Wednesday, May 15, 2019

The frogs are back!

For  the past couple of months we have woken to the glorious sounds of frogs revelling in the Black Pond in the woods. In the evening the sound is always as great.    We have missed them for a year or so and wondered why.   There were flies enough, strange things moving in the bottom murk, greenery if wanted.  The Black Pond is filled mostly by run-off from the road, it has no spring that we know about.  

Curiously, the short diversion of the official ditch is not just discreetly on the pond side of the road - La Chaise property - but appears to run under the road because there is a hole also in the ditch opposite.      We do not have enough knowledge of when and how the road was built or when it was adopted by the Department of the Dordogne as the D103.  Speculation is fun. 
This is the Black Pond, complete with fallen cherry tree making a bridge.



 The road that goes past La Chaise may be a departemental but it is not very busy, thankfully.  Still we wondered if pollution was the problem. The road is cleaned by the departement from time to time,mostly by cleaning the ditches.  The time of fauchage causes little traffic perturbation but, many years ago, caused us great annoyance. The driver of the tractopelle was a little bit too proud of his skill.   He came too close to our garden wall and down it fell. The property builder's fault, apparently, for not having envisaged 200 years ago that machines, rather than cantonniers, would clean ditches.

Actually the Black Pond must have been a major work of engineering when it was created.  It is probably 60 metres long and at least five metres wide at its widest part.   Depth varies according to rainfall and off take - by the aid of a floating pump it can be linked to the watering system in the fields below. And - just imagine this for a moment - the pond you see above was dug by hand.

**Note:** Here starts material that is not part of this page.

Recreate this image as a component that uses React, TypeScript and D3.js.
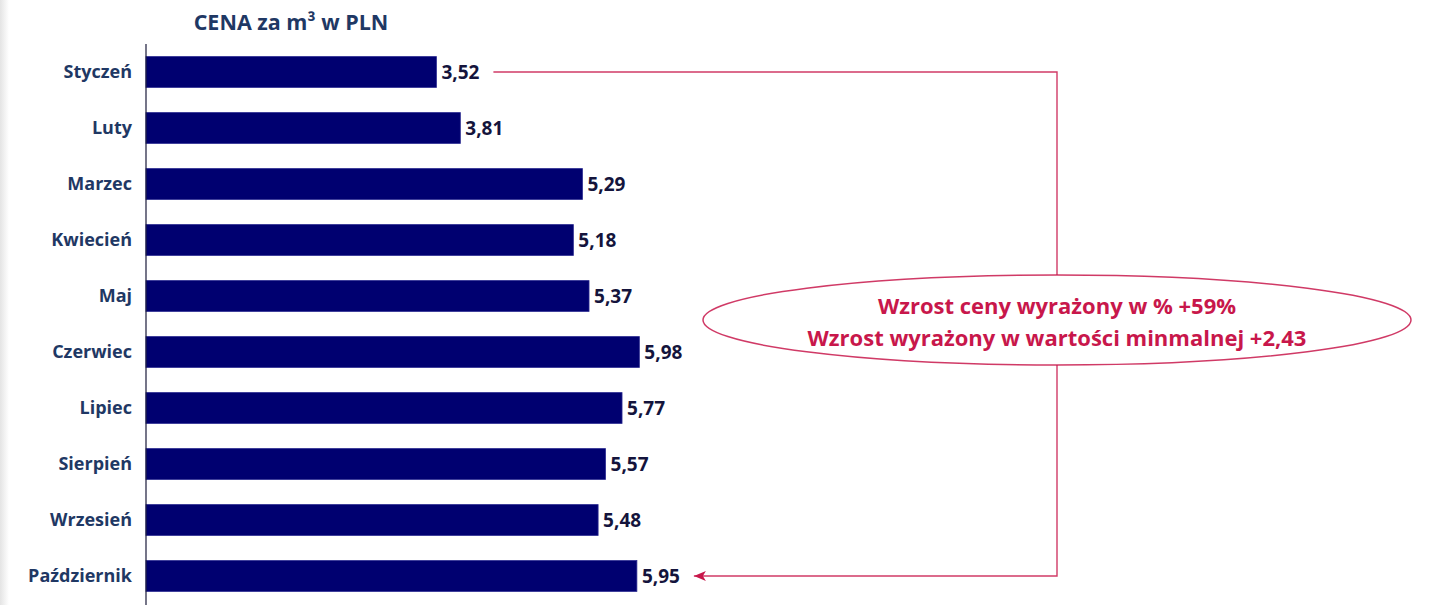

This curious structure is made of stones and has an insert for a handle on the top.
Our local know-it-all said the Black Pond was linked to the well in front of our house by a form of sluice.   On top there should have been an iron handle which opened or closed it.   Presumably the iron vanished during war time to serve a more useful purpose and anyway a close relative of the then resident family parked half into the well coming home late one night.  Know it all forgot to mention that a smaller well had been dug alongside the house when a granny flat was added. Then filled in also.  But water passes where it will.